Teen accused of SAT cheating appears on TV
The former Great Neck North High School student accused of cheating on SAT exams for other students says he found it was "easy" to start, but, with money rolling in, it was difficult to stop.
Sam Eshaghoff, 19, told CBS News' "60 Minutes" in an interview broadcast Sunday night that he had heard of people at his school taking tests for money but didn't start doing so himself until a struggling student asked how much he would charge.
The first test went very well and his "business" grew.
"I got a perfect score on the math section and it was like, 'Whoa! That was easy!' . . . And that was great," said Eshaghoff, a freshman at Emory University. "I'm good at this!"
He said lax security -- students are asked only to present a school identification card at the testing site -- and poorly trained proctors made his task easy.
Nassau District Attorney Kathleen Rice told Newsday after the show aired that the case has drawn national attention "because the cheating epidemic we uncovered in Nassau County could be happening anywhere in America, and the kids who play by the rules are the real victims."
Kurt Landgraf, president of the Educational Testing Service, which administers the SAT for the College Board, told "60 Minutes" it's important not to overreact and most students take the exam with integrity.
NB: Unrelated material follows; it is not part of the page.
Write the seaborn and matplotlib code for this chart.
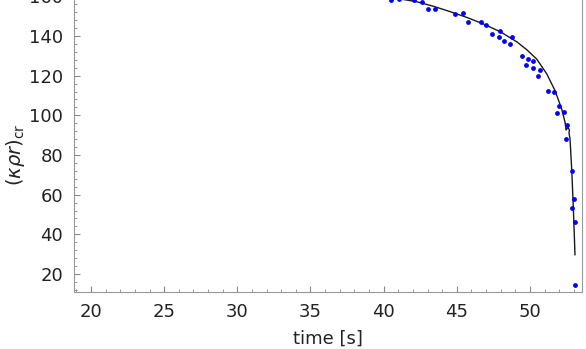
import numpy as np
import pandas as pd
import matplotlib
matplotlib.use("Agg")
import matplotlib.pyplot as plt
from matplotlib.ticker import MultipleLocator
import seaborn as sns

# measured points
time_s = [40.49, 41.07, 42.10, 42.60, 43.01, 43.51, 44.90, 45.43, 45.75, 46.64,
          47.02, 47.43, 47.94, 47.87, 48.25, 48.76, 48.64, 49.46, 49.85, 49.71,
          50.23, 50.23, 50.67, 50.53, 51.26, 51.65, 51.96, 51.84, 52.34, 52.55,
          52.47, 52.88, 52.99, 52.88, 53.06, 53.06]
krr_cr = [158.3, 158.7, 158.2, 157.2, 153.6, 153.5, 151.0, 151.8, 147.1, 147.1,
          145.4, 141.2, 142.5, 139.4, 137.7, 139.4, 136.1, 129.8, 128.6, 125.2,
          127.4, 123.7, 123.0, 119.7, 112.3, 111.9, 104.9, 101.4, 101.7, 95.2,
          88.2, 72.1, 57.7, 53.3, 46.4, 14.5]

# fitted curve
fit_t = [39.5, 41.12, 42.26, 43.40, 44.54, 45.68, 46.81, 47.96, 49.10, 49.78,
         50.46, 51.15, 51.72, 52.17, 52.40, 52.47, 52.60, 52.70, 52.67, 52.74,
         52.86, 52.97, 53.08]
fit_k = [160.5, 158.7, 157.3, 155.0, 152.3, 149.4, 146.1, 142.2, 137.1, 133.1,
         128.4, 120.9, 112.4, 103.2, 96.5, 92.6, 93.9, 92.6, 91.1, 88.1,
         72.1, 52.8, 29.6]

pts = pd.DataFrame({"t": time_s, "k": krr_cr})
fit = pd.DataFrame({"t": fit_t, "k": fit_k})

sns.set_style("white")
plt.rcParams["font.family"] = ["DejaVu Sans"]
plt.rcParams["mathtext.fontset"] = "dejavusans"

fig = plt.figure(figsize=(5.86, 3.49), dpi=100)
ax = fig.add_axes([0.1263, 0.1633, 0.8669, 0.9608])

sns.lineplot(data=fit, x="t", y="k", sort=False, color="#1a1a1a", lw=1.0, ax=ax)
sns.scatterplot(data=pts, x="t", y="k", color="#0000ff", s=12, linewidth=0, ax=ax, zorder=3)

ax.set_xlim(18.84, 53.56)
ax.set_ylim(10.9, 180)

ax.xaxis.set_major_locator(MultipleLocator(5))
ax.xaxis.set_minor_locator(MultipleLocator(1))
ax.yaxis.set_major_locator(MultipleLocator(20))
ax.yaxis.set_minor_locator(MultipleLocator(4))

for side in ["left", "bottom", "right"]:
    ax.spines[side].set_color("#999999")
    ax.spines[side].set_linewidth(0.8)
ax.spines["top"].set_visible(False)

ax.tick_params(which="both", direction="in", color="#888888", labelsize=13,
               labelcolor="#222222", right=False, top=False, bottom=True, left=True)
ax.tick_params(which="major", length=4, width=0.8)
ax.tick_params(axis="x", which="major", pad=8)
ax.tick_params(axis="y", which="major", pad=8)
ax.tick_params(which="minor", length=2, width=0.6)

ax.set_xlabel("time [s]", fontsize=13, color="#222222")
ax.set_ylabel(r"$(\kappa\rho r)_{\mathrm{cr}}$", fontsize=14, color="#222222")
ax.xaxis.set_label_coords(0.5, -0.113)
ax.yaxis.set_label_coords(-0.092, 0.409)

fig.savefig("out.png", dpi=100)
"Sam Eshaghoff is a smart kid, but you don't have to be a brainiac to cheat the system the way it exists at this present time," Rice told "60 Minutes." "There's absolutely no security procedures in place. Any review is done after the fact, which prevents any level of accountability once the cheaters are caught. And that system has to change."
Her investigation implicated 50 students and spanned four counties; it included brokers who matched test takers with other students.
"This was lots of money changing hands," Rice said."There were high stakes involved and there was forgery, there was impersonation," Rice said. "That's fraud on many different levels, but most importantly against the kids who play by the rules."
She called Eshaghoff an "academic gun for hire."
"A lot of times I would actually even induce a bidding war between two potential clients and have them fight against each other for who was going to pay me more," Eshaghoff told "60 Minutes."
Eshaghoff said he knew he had to stop, but his need for money made it hard to quit. "I was low on cash and I just told myself, 'One last time, one last time, one last time.' "
He was finally caught after three years, when test takers with high scores confessed under questioning.